Erich Wolff
Violin Concerto in E-flat Major, Op. 20
I. Allegro moderato
II. Schwermütig, nicht zu langsam -- bewegt, leidenschaftlich drängend 22:25
III. Gemächlich, nicht zu schnell - Vivace 30:00
Sophia Jaffé, violin
Neue Philharmonie Westfalen
Heiko Mathias Förster, conductor
Born in Vienna on 3 December 1874, Erich Jacques Wolff was a composer and pianist. The search for sources concerning him is quite disappointing in light of the expansive oeuvre he left behind at his death on 19 March 1913 in New York City. A friend and colleague of Arnold Schönberg and Alexander Zemlinsky, Erich J. Wolff was active and successful as an accompanist as well.
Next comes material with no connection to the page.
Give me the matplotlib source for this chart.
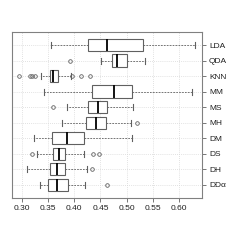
import matplotlib
matplotlib.use("Agg")
import matplotlib.pyplot as plt

methods = ["LDA", "QDA", "KNN", "MM", "MS", "MH", "DM", "DS", "DH", "DDα"]
whislo = [0.355, 0.451, 0.336, 0.343, 0.387, 0.376, 0.324, 0.329, 0.310, 0.335]
q1     = [0.427, 0.472, 0.353, 0.434, 0.427, 0.423, 0.357, 0.359, 0.353, 0.351]
med    = [0.462, 0.481, 0.360, 0.475, 0.446, 0.442, 0.387, 0.371, 0.367, 0.368]
q3     = [0.531, 0.500, 0.370, 0.510, 0.463, 0.460, 0.419, 0.383, 0.383, 0.388]
whishi = [0.630, 0.535, 0.394, 0.624, 0.513, 0.508, 0.511, 0.418, 0.425, 0.421]
fliers = [[], [0.392], [0.295, 0.316, 0.320, 0.325, 0.3965, 0.4125, 0.430], [],
          [0.359], [0.519], [], [0.319, 0.435, 0.448], [0.4335], [0.462]]
xticks = [0.30, 0.35, 0.40, 0.45, 0.50, 0.55, 0.60]

fig = plt.figure(figsize=(2.4, 2.4), dpi=100)
ax = fig.add_axes([0.05, 0.175, 0.792, 0.692])

n = len(methods)
positions = [n - i for i in range(n)]
stats = []
for i in range(n):
    stats.append(dict(label=methods[i], whislo=whislo[i], q1=q1[i], med=med[i],
                      q3=q3[i], whishi=whishi[i], fliers=fliers[i]))

gray = "#606060"
ax.bxp(stats, positions=positions, vert=False, widths=0.8, patch_artist=True,
       boxprops=dict(facecolor="white", edgecolor=gray, linewidth=0.8),
       medianprops=dict(color="black", linewidth=1.3),
       whiskerprops=dict(color=gray, linestyle=(0, (2, 1.5)), linewidth=0.6),
       capprops=dict(color=gray, linewidth=0.8),
       capwidths=0.4,
       flierprops=dict(marker="o", markersize=2.6, markerfacecolor="none",
                       markeredgecolor=gray, markeredgewidth=0.6),
       zorder=3)

ax.set_xlim(0.2815, 0.6438)
ax.set_ylim(0.15, n + 0.85)
ax.set_xticks(xticks)
ax.set_xticklabels([f"{t:.2f}" for t in xticks])
ax.set_yticks(positions)
ax.set_yticklabels(methods)
ax.yaxis.tick_right()

for x in xticks:
    ax.axvline(x, color="#d8d8d8", linestyle=(0, (1, 1.5)), linewidth=0.6, zorder=0)
for y in positions:
    ax.axhline(y, color="#d8d8d8", linestyle=(0, (1, 1.5)), linewidth=0.6, zorder=0)

for s in ax.spines.values():
    s.set_color("#808080")
    s.set_linewidth(0.8)
ax.tick_params(axis="both", colors="#606060", labelcolor="#202020",
               labelsize=6, length=3, width=0.6, pad=2)
for lab in ax.get_xticklabels() + ax.get_yticklabels():
    lab.set_family(["Liberation Sans", "DejaVu Sans"])

fig.savefig("out.png", dpi=100)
He composed more than 150 songs, three melodramas, piano pieces, a string quartet, a violin concerto (dedicated to Kathleen Parlow) and a ballet which received its premiere at the Bohemian National Theater in Prague on 23 April 1913. During his lifetime his songs were published in Austria, Germany, Russia and the USA. In Volume 8 of "Sang und Klang im XIX und XX Jahrhundert", Engelbert Humperdinck writes: "Erich Wolff was not able to enjoy very long the happiness of creativity and success: he, who was one of the most poetic accompanists of the great concert singers, who appeared to have been called to enrich the chain of the masters Schubert-Jensen-Franz-Brahms-Hugo Wolf".